Although robotic paint spraying equipment may solve these problems, some prior art spray gun apparatus require the use of a paint holding tank located remotely from the spray gun, with lengthy hoses leading from the holding tank to the spray gun. A pressure pump is also required to move the paint from the holding tank to the spray gun, and a mixing device must be used to keep the paint properly mixed during a spraying operation. Moreover, an accumulator is required in order to eliminate fluctuations in the flow of paint, and in closed loop, paint circulating systems a return line leads from the spray gun back to the pump.

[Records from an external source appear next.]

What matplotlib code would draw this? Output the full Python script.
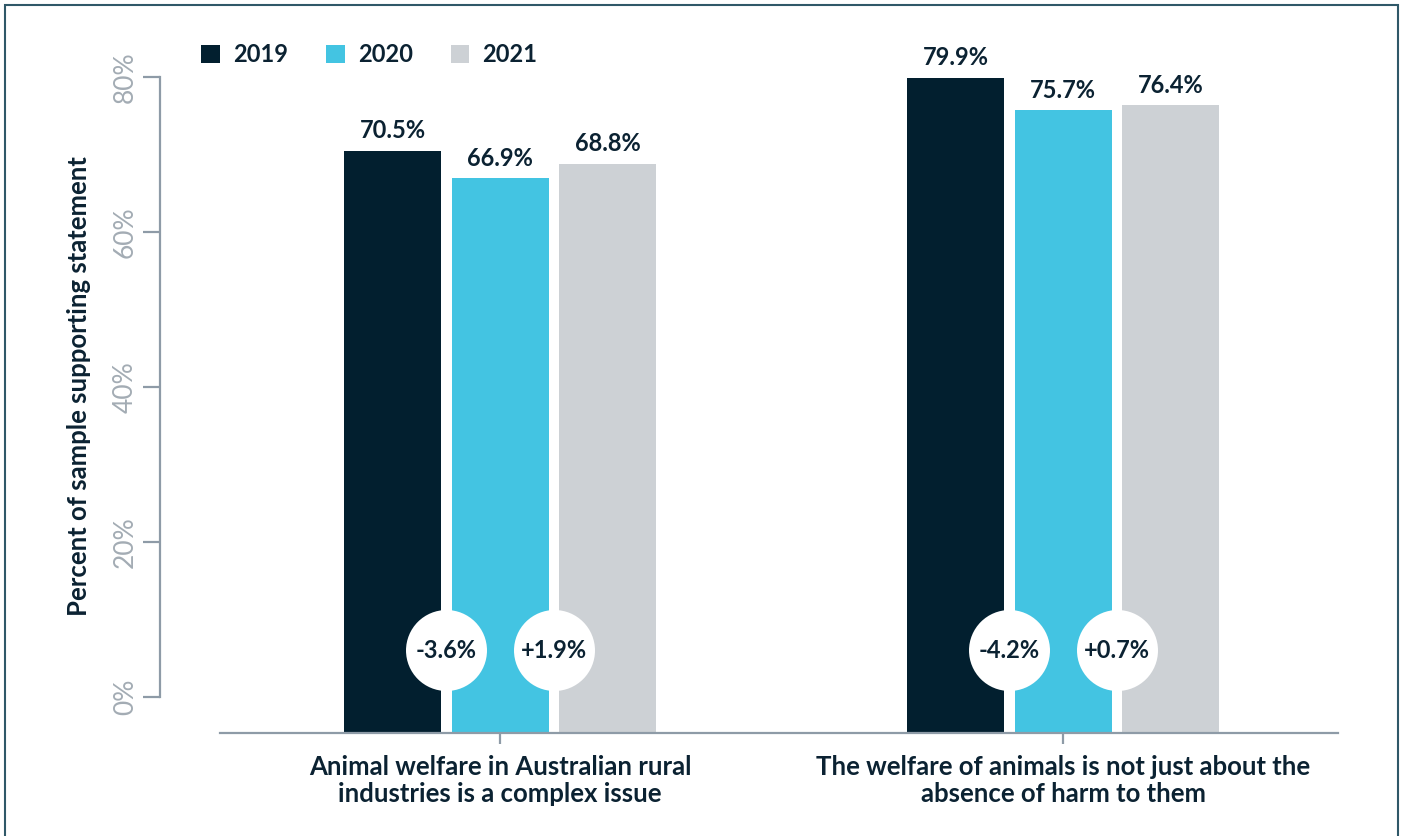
import matplotlib.pyplot as plt
from matplotlib.patches import Patch, Rectangle

plt.rcParams['font.family'] = ['Lato', 'DejaVu Sans']

# survey results, percent agreeing
categories = ["Animal welfare in Australian rural\nindustries is a complex issue",
              "The welfare of animals is not just about the\nabsence of harm to them"]
years = ["2019", "2020", "2021"]
values = {
    "2019": [70.5, 79.9],
    "2020": [66.9, 75.7],
    "2021": [68.8, 76.4],
}
yticks = [0, 20, 40, 60, 80]

colors = {"2019": "#021f2f", "2020": "#43c4e2", "2021": "#cdd1d5"}
text_dark = "#0b2232"
axis_col = "#8e9ba7"

fig = plt.figure(figsize=(14.05, 8.36), dpi=100)
ax = fig.add_axes([160 / 1405, 1 - 733 / 836, (1338 - 160) / 1405, 693 / 836])

ymin, ymax = -4.645, 84.77
ax.set_ylim(ymin, ymax)
ax.set_xlim(-0.604, 1.488)

width = 0.172
offsets = [-0.191, 0.0, 0.191]
xs = list(range(len(categories)))

for yr, off in zip(years, offsets):
    vals = values[yr]
    pos = [x + off for x in xs]
    ax.bar(pos, [v - ymin for v in vals], bottom=ymin, width=width,
           color=colors[yr], zorder=2)
    for p, v in zip(pos, vals):
        ax.annotate(f"{v:.1f}%", (p, v), xytext=(0, 6), textcoords="offset points",
                    ha="center", va="bottom", fontsize=17, fontweight="bold",
                    color=text_dark)

# year-on-year change bubbles between neighbouring bars
for i in range(len(categories)):
    for a, b, oa, ob in [("2019", "2020", offsets[0], offsets[1]),
                         ("2020", "2021", offsets[1], offsets[2])]:
        diff = values[b][i] - values[a][i]
        cx = i + (oa + ob) / 2
        ax.scatter([cx], [6.06], s=3400, color="white", zorder=3, linewidths=0)
        ax.text(cx, 6.06, f"{diff:+.1f}%", ha="center", va="center", fontsize=17,
                fontweight="bold", color=text_dark, zorder=4)

# axes styling
for s in ["top", "right"]:
    ax.spines[s].set_visible(False)
ax.spines["left"].set_bounds(0, 80)
ax.spines["bottom"].set_bounds(-0.497, 1.488)
for s in ["left", "bottom"]:
    ax.spines[s].set_color(axis_col)
    ax.spines[s].set_linewidth(1.6)

ax.set_yticks(yticks)
ax.set_yticklabels([f"{v}%" for v in yticks], rotation=90, va="center",
                   fontsize=19, color="#a3acb4")
ax.tick_params(axis="y", length=12, width=1.6, color=axis_col, pad=4)

ax.set_xticks(xs)
ax.set_xticklabels(categories, fontsize=18.5, fontweight="bold", color=text_dark,
                   linespacing=1.15)
ax.tick_params(axis="x", length=8, width=1.6, color=axis_col, pad=8)

ax.set_ylabel("Percent of sample supporting statement", fontsize=18.5,
              fontweight="bold", color=text_dark, labelpad=16)

handles = [Patch(facecolor=colors[y], edgecolor="none", label=y) for y in years]
leg = fig.legend(handles=handles, loc="upper left", ncol=3, frameon=False,
                 bbox_to_anchor=(180 / 1405, 1 - 22 / 836), fontsize=17,
                 handlelength=0.8, handleheight=0.8, handletextpad=0.55,
                 columnspacing=1.6)
for t in leg.get_texts():
    t.set_fontweight("bold")
    t.set_color(text_dark)

# frame around the panel
fig.patches.append(Rectangle((5 / 1405, -0.02), 1393 / 1405, 1.02 - 5 / 836,
                             transform=fig.transFigure, fill=False,
                             edgecolor="#2f5868", linewidth=1.5))

fig.savefig("out.png", dpi=100)
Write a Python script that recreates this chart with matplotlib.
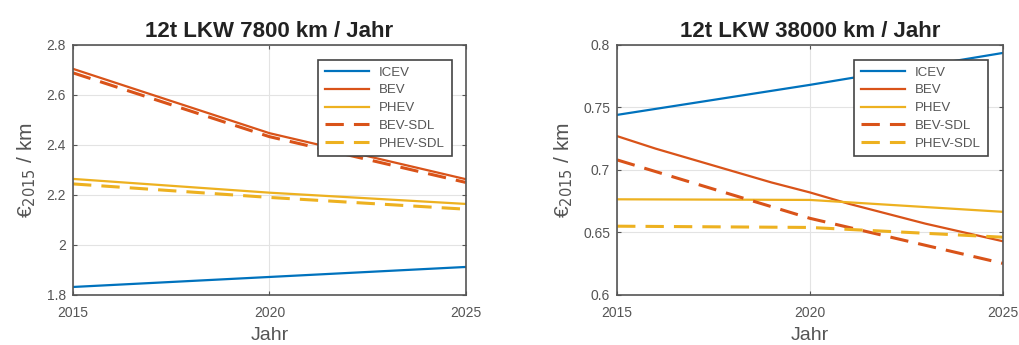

Paint cure time is important, and many paints used today are two-part mixes. When the two parts are mixed together they start to cure, and the time in which a paint can be used after it is mixed is generally short. Thus, it is desirable to mix only limited quantities of paint at a time. However, because of the amount of equipment and length of hoses required in the prior art systems discussed above, several gallons of paint must be mixed in order to charge or prime the system and to provide enough paint for the job. As the paint passes through the various pieces of equipment and lengths of hoses it begins to cure and thicken. In order to maintain proper pressure at the head of the spray gun, the pump pressure must be increased. If the paint becomes too thick to flow properly, it may have to be discarded.
Further, when prior art systems are discharged, the paint that fills the various pieces of equipment and lengths of hoses is disposed of and wasted. Those items which must be emptied and cleaned include the holding tank, the accumulator, the pump, the mixing system, the hoses, and the gun itself. Cleaning fluids used to flush and clean the system are also discarded after use. If colors are changed often, or if the paint becomes too thick to use, a considerable amount of paint and cleaner are therefore wasted.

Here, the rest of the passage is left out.